_What is expected:_ Reproduce all records exactly.

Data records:
--

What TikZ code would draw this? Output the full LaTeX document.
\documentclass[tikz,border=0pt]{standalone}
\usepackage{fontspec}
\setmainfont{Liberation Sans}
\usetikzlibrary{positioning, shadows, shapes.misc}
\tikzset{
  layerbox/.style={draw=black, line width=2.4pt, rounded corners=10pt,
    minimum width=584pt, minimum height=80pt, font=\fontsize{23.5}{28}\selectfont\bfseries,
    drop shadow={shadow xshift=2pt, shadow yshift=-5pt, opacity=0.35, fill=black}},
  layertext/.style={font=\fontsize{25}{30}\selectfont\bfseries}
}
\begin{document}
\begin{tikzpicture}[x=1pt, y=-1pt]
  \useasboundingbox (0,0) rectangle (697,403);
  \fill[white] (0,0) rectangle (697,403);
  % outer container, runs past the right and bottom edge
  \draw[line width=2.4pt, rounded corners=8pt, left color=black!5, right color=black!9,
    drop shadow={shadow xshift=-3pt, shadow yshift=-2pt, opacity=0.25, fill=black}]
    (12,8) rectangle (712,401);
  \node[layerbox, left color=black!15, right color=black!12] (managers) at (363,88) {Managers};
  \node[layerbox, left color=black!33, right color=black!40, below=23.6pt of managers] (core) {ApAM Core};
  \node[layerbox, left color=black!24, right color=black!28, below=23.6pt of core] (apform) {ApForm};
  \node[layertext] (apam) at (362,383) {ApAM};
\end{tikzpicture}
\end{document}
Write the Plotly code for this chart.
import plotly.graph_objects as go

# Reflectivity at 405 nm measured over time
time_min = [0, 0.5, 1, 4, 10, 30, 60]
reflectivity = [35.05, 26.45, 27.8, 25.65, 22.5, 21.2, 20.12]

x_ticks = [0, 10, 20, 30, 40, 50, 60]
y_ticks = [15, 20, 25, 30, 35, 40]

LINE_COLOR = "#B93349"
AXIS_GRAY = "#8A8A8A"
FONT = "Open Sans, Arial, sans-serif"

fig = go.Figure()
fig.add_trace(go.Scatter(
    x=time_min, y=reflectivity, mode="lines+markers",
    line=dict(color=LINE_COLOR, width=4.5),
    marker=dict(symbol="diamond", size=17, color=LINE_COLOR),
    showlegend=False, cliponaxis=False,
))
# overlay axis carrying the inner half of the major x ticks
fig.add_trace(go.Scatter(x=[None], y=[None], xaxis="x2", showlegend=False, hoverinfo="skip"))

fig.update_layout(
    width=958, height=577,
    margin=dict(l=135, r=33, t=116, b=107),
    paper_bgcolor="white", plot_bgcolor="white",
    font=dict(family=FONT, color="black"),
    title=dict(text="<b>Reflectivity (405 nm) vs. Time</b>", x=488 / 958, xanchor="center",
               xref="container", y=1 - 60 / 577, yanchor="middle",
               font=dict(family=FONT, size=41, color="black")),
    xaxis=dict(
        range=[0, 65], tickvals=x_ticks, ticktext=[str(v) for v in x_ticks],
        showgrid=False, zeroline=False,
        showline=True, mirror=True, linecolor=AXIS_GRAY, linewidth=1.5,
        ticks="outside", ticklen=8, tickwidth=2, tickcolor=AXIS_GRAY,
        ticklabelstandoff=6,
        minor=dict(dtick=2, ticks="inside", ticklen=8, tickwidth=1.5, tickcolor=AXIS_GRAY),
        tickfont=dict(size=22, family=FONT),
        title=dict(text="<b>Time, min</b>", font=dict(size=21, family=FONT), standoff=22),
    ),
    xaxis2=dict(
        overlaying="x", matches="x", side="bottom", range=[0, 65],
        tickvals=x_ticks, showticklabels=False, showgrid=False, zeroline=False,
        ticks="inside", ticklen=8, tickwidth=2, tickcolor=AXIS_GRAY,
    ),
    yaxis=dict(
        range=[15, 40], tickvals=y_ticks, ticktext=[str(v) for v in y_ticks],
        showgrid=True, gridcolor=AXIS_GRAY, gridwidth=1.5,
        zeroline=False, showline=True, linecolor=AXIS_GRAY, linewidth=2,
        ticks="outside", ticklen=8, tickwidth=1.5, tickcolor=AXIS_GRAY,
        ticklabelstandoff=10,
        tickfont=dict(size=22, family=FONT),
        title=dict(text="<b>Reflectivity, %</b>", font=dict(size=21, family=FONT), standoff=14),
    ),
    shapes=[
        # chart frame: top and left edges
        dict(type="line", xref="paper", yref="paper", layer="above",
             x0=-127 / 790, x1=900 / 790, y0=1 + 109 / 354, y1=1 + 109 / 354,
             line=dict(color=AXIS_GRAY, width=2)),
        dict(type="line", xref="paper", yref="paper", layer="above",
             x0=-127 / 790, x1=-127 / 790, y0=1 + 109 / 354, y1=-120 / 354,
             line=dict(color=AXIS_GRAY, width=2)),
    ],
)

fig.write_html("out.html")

--

_Exercise response:_
What TikZ code would draw this? Output the full LaTeX document.
\documentclass[tikz,border=0pt]{standalone}
\usepackage{fontspec}
\setmainfont{Liberation Sans}
\usetikzlibrary{positioning, shadows, shapes.misc}
\tikzset{
  layerbox/.style={draw=black, line width=2.4pt, rounded corners=10pt,
    minimum width=584pt, minimum height=80pt, font=\fontsize{23.5}{28}\selectfont\bfseries,
    drop shadow={shadow xshift=2pt, shadow yshift=-5pt, opacity=0.35, fill=black}},
  layertext/.style={font=\fontsize{25}{30}\selectfont\bfseries}
}
\begin{document}
\begin{tikzpicture}[x=1pt, y=-1pt]
  \useasboundingbox (0,0) rectangle (697,403);
  \fill[white] (0,0) rectangle (697,403);
  % outer container, runs past the right and bottom edge
  \draw[line width=2.4pt, rounded corners=8pt, left color=black!5, right color=black!9,
    drop shadow={shadow xshift=-3pt, shadow yshift=-2pt, opacity=0.25, fill=black}]
    (12,8) rectangle (712,401);
  \node[layerbox, left color=black!15, right color=black!12] (managers) at (363,88) {Managers};
  \node[layerbox, left color=black!33, right color=black!40, below=23.6pt of managers] (core) {ApAM Core};
  \node[layerbox, left color=black!24, right color=black!28, below=23.6pt of core] (apform) {ApForm};
  \node[layertext] (apam) at (362,383) {ApAM};
\end{tikzpicture}
\end{document}
Write the Plotly code for this chart.
import plotly.graph_objects as go

# Reflectivity at 405 nm measured over time
time_min = [0, 0.5, 1, 4, 10, 30, 60]
reflectivity = [35.05, 26.45, 27.8, 25.65, 22.5, 21.2, 20.12]

x_ticks = [0, 10, 20, 30, 40, 50, 60]
y_ticks = [15, 20, 25, 30, 35, 40]

LINE_COLOR = "#B93349"
AXIS_GRAY = "#8A8A8A"
FONT = "Open Sans, Arial, sans-serif"

fig = go.Figure()
fig.add_trace(go.Scatter(
    x=time_min, y=reflectivity, mode="lines+markers",
    line=dict(color=LINE_COLOR, width=4.5),
    marker=dict(symbol="diamond", size=17, color=LINE_COLOR),
    showlegend=False, cliponaxis=False,
))
# overlay axis carrying the inner half of the major x ticks
fig.add_trace(go.Scatter(x=[None], y=[None], xaxis="x2", showlegend=False, hoverinfo="skip"))

fig.update_layout(
    width=958, height=577,
    margin=dict(l=135, r=33, t=116, b=107),
    paper_bgcolor="white", plot_bgcolor="white",
    font=dict(family=FONT, color="black"),
    title=dict(text="<b>Reflectivity (405 nm) vs. Time</b>", x=488 / 958, xanchor="center",
               xref="container", y=1 - 60 / 577, yanchor="middle",
               font=dict(family=FONT, size=41, color="black")),
    xaxis=dict(
        range=[0, 65], tickvals=x_ticks, ticktext=[str(v) for v in x_ticks],
        showgrid=False, zeroline=False,
        showline=True, mirror=True, linecolor=AXIS_GRAY, linewidth=1.5,
        ticks="outside", ticklen=8, tickwidth=2, tickcolor=AXIS_GRAY,
        ticklabelstandoff=6,
        minor=dict(dtick=2, ticks="inside", ticklen=8, tickwidth=1.5, tickcolor=AXIS_GRAY),
        tickfont=dict(size=22, family=FONT),
        title=dict(text="<b>Time, min</b>", font=dict(size=21, family=FONT), standoff=22),
    ),
    xaxis2=dict(
        overlaying="x", matches="x", side="bottom", range=[0, 65],
        tickvals=x_ticks, showticklabels=False, showgrid=False, zeroline=False,
        ticks="inside", ticklen=8, tickwidth=2, tickcolor=AXIS_GRAY,
    ),
    yaxis=dict(
        range=[15, 40], tickvals=y_ticks, ticktext=[str(v) for v in y_ticks],
        showgrid=True, gridcolor=AXIS_GRAY, gridwidth=1.5,
        zeroline=False, showline=True, linecolor=AXIS_GRAY, linewidth=2,
        ticks="outside", ticklen=8, tickwidth=1.5, tickcolor=AXIS_GRAY,
        ticklabelstandoff=10,
        tickfont=dict(size=22, family=FONT),
        title=dict(text="<b>Reflectivity, %</b>", font=dict(size=21, family=FONT), standoff=14),
    ),
    shapes=[
        # chart frame: top and left edges
        dict(type="line", xref="paper", yref="paper", layer="above",
             x0=-127 / 790, x1=900 / 790, y0=1 + 109 / 354, y1=1 + 109 / 354,
             line=dict(color=AXIS_GRAY, width=2)),
        dict(type="line", xref="paper", yref="paper", layer="above",
             x0=-127 / 790, x1=-127 / 790, y0=1 + 109 / 354, y1=-120 / 354,
             line=dict(color=AXIS_GRAY, width=2)),
    ],
)

fig.write_html("out.html")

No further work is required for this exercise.